V. Exclusion of ISDS in Investment Agreements
After a tobacco producer, Philip Morris, commenced arbitration to challenge Australia’s tobacco plain packaging,16 the Australian Government declared on 12 April 2011 that it would no longer include ISDS provision in its future investment treaties or trade agreements.17 South Africa followed suit in 2012.18
Philip Morris Asia v. Australia, PCA Case No. 2012-12, Notice of Arbitration, 21 November 2011, para. 1.6 (“Through plan packaging legislation, Australia violates the BIT by (i) substantially depriving Philip Morris of the real value of its investment in Australia; (ii) treating PM Asia’s investments unfairly and inequitably; (iii) unreasonably impairing the full use and enjoyment of the investments; (iv) failing to provide full protection and security for the investments, and (v) breaching its obligations under other international agreements.”).
South African Development Community Model BIT Template with Commentary, South African Development Community (2012), p. 55 (“Special Note: The Drafting Committee was of the view that the preferred option is not to include investor-State dispute settlement.

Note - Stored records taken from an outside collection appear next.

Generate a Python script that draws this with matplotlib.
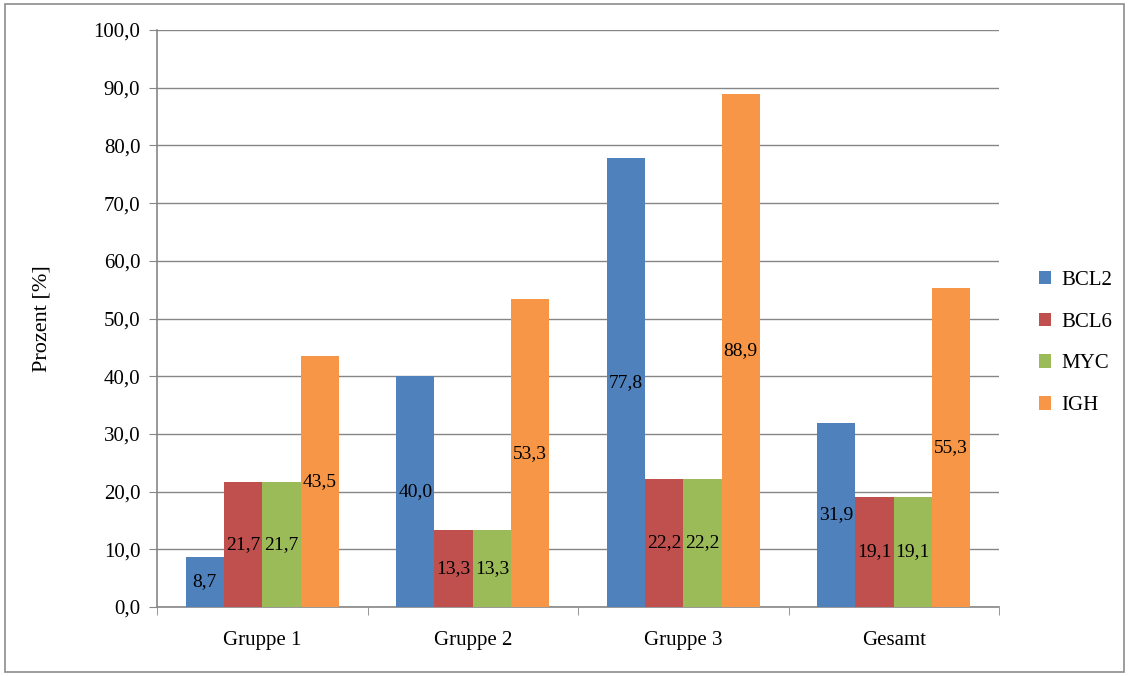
import numpy as np
import matplotlib
matplotlib.use("Agg")
import matplotlib.pyplot as plt
from matplotlib.patches import Rectangle

# data
groups = ["Gruppe 1", "Gruppe 2", "Gruppe 3", "Gesamt"]
bcl2 = [8.7, 40.0, 77.8, 31.9]
bcl6 = [21.7, 13.3, 22.2, 19.1]
myc = [21.7, 13.3, 22.2, 19.1]
igh = [43.5, 53.3, 88.9, 55.3]
series_names = ["BCL2", "BCL6", "MYC", "IGH"]
colors = ["#4f81bd", "#c0504d", "#9bbb59", "#f79646"]

plt.rcParams['font.family'] = ['Liberation Serif', 'DejaVu Serif']

fig = plt.figure(figsize=(11.29, 6.76), dpi=100)
ax = fig.add_axes([157/1129, 1-607/676, (999-157)/1129, (607-30)/676])

# outer chart border
fig.patches.append(Rectangle((5/1129, 4/676), 1119/1129, 668/676, transform=fig.transFigure,
                             fill=False, edgecolor="#8c8c8c", linewidth=1.2))

x = np.arange(len(groups))
gap = 1.5
w = 1.0/(4+gap)
allser = [bcl2, bcl6, myc, igh]
for i, vals in enumerate(allser):
  pos = x - 2*w + (i+0.5)*w
  bars = ax.bar(pos, vals, width=w, color=colors[i], label=series_names[i], zorder=3)
  for b, v in zip(bars, vals):
    ax.text(b.get_x()+b.get_width()/2, v/2, ("%.1f" % v).replace(".", ","),
            ha="center", va="center", fontsize=14, color="black", zorder=4)

ax.set_xlim(-0.5, len(groups)-0.5)
ax.set_ylim(0, 100)
ax.set_yticks(np.arange(0, 101, 10))
ax.set_yticklabels([("%.1f" % t).replace(".", ",") for t in np.arange(0, 101, 10)], fontsize=15)
ax.set_xticks(x)
ax.set_xticklabels(groups, fontsize=15)
ax.set_xticks(np.arange(-0.5, len(groups), 1), minor=True)
ax.tick_params(axis="x", which="major", length=0, pad=17)
ax.tick_params(axis="x", which="minor", length=6, color="#868686", direction="out")
ax.tick_params(axis="y", length=6, color="#868686", direction="out", pad=6)
ax.grid(axis="y", color="#868686", linewidth=1, zorder=0)
for s in ["top", "right"]:
  ax.spines[s].set_visible(False)
for s in ["left", "bottom"]:
  ax.spines[s].set_color("#868686")
  ax.spines[s].set_linewidth(1.2)
ax.set_ylabel("Prozent [%]", fontsize=16)
ax.yaxis.set_label_coords(-105/842, 0.5)

leg = fig.legend(loc="center left", bbox_to_anchor=(1020/1129, 1-343/676), frameon=False,
                 fontsize=15, handlelength=0.6, handleheight=0.6, handletextpad=0.5,
                 labelspacing=1.1)

fig.savefig("out.png", dpi=100)
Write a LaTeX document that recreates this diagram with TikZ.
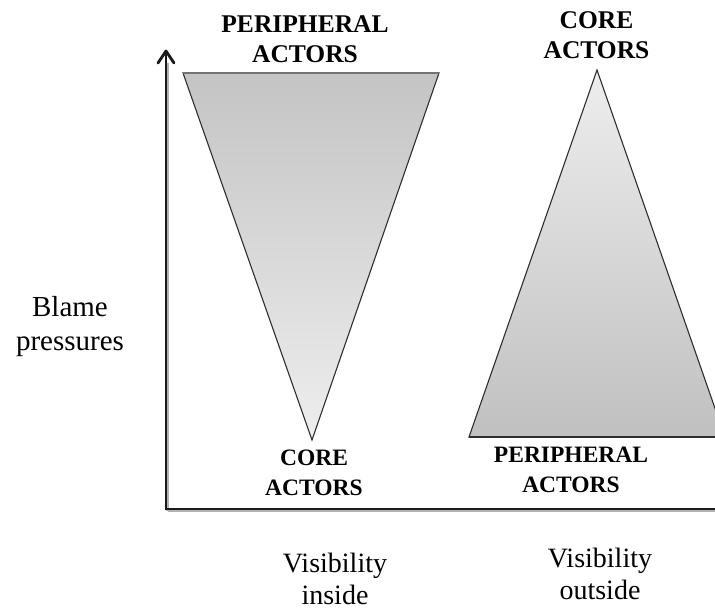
\documentclass[tikz,border=0pt]{standalone}
\usepackage{fontspec}
\setmainfont{Liberation Serif}
\usetikzlibrary{arrows.meta}
\definecolor{axiscol}{HTML}{1A1A1A}
\definecolor{edgecol}{HTML}{2E2E2E}
\definecolor{darkfill}{HTML}{C4C4C4}
\definecolor{lightfill}{HTML}{EEEEEE}
\tikzset{
  lbl/.style={inner sep=0pt, outer sep=0pt, anchor=north, align=center},
  bigcap/.style={lbl, font=\fontsize{25.5}{30}\selectfont\bfseries},
  smallcap/.style={lbl, font=\fontsize{23.5}{30}\selectfont\bfseries},
  axislbl/.style={lbl, font=\fontsize{28}{32}\selectfont},
  axisline/.style={line width=2.8pt, draw=axiscol},
  axisshadow/.style={line width=2.5pt, draw=black!30},
  tri/.style={draw=edgecol, line width=1.1pt, line join=miter},
}
\begin{document}
\begin{tikzpicture}[x=1pt,y=-1pt]
\useasboundingbox (0,0) rectangle (715,609);
\begin{scope}
\clip (0,0) rectangle (715,609);
% coordinates
\coordinate (origin) at (166,509);
\coordinate (ytop) at (166,51);
\coordinate (xend) at (716,509);
\coordinate (barbL) at (158,63);
\coordinate (barbR) at (174,63);
\coordinate (L1) at (183,73);
\coordinate (L2) at (439,73);
\coordinate (L3) at (312,440);
\coordinate (R1) at (597,70);
\coordinate (R2) at (469,437);
\coordinate (R3) at (725,437);
% triangles
\shade[top color=darkfill, bottom color=lightfill] (L1) -- (L2) -- (L3) -- cycle;
\draw[tri] (L1) -- (L2) -- (L3) -- cycle;
\draw[line width=1.6pt, draw=black!55] (L1) -- (L2);
\shade[top color=lightfill, bottom color=darkfill!98!black] (R1) -- (R3) -- (R2) -- cycle;
\draw[tri] (R1) -- (R3) -- (R2) -- cycle;
\draw[line width=1.6pt, draw=edgecol] (R2) -- (R3);
% axes
\draw[axisshadow] ([shift={(1.5,1.5)}]origin) -- ([shift={(1.5,1.5)}]xend);
\draw[axisshadow] ([shift={(1.5,1.5)}]origin) -- ([shift={(1.5,12)}]ytop);
\draw[axisline, line cap=rect] (origin) -- (xend);
\draw[axisline] (origin) -- (ytop);
\draw[axisline, line cap=round, line join=round] (barbL) -- (ytop) -- (barbR);
\end{scope}
% labels
\node[bigcap] (ptop) at (305,16) {PERIPHERAL\\ACTORS};
\node[bigcap] (ctop) at (596.5,12) {CORE\\ACTORS};
\node[smallcap] (cbot) at (314,450) {CORE\\ACTORS};
\node[smallcap] (pbot) at (571,447) {PERIPHERAL\\ACTORS};
\node[lbl, font=\fontsize{29}{34}\selectfont] (blame) at (70,296) {Blame\\pressures};
\node[axislbl] (visin) at (335,553) {Visibility\\inside};
\node[axislbl] (visout) at (600,548) {Visibility\\outside};
\end{tikzpicture}
\end{document}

Several States are opting out or looking at opting out of investor-State mechanisms, including Australia, South Africa and others.”).
VI. Replacement of ISDS with Investment Court System
As European countries started to become parties to ISDS claims, most notably in the Vattenfall case19, anti-ISDS and anti-trade groups started campaigning against ISDS provisions in the Transatlantic Trade and Investment Partnership (“TTIP”) agreement negotiations between the EU and the U.S.20 Although the EU initially instructed the negotiations to include ISDS,21 the EU Parliament eventually voted to replace ISDS with the ICS, comprising a two-tiered court with permanent pre-selected tenured judges and an appellate mechanism.22 ICS has found its way in recently concluded agreements, namely the Comprehensive Economic and Trade Agreement with Canada (“CETA”), the EU-Vietnam Investment Partnership Agreement (“EVIPA”), and the EU-Singapore Investment Protection Agreement (“EU-Singapore IPA”).
Matthias Bauer, “The Spiral of Silence – How Anti-TTIP Groups Dominate German Online Media and Set the Tone for TTIP Opinion” (2015) European Centre for International Political Economy; Cecilia Malmström, “Investments in TTIP and beyond – towards an International Investment Court” (2015) European Commission Blog Post.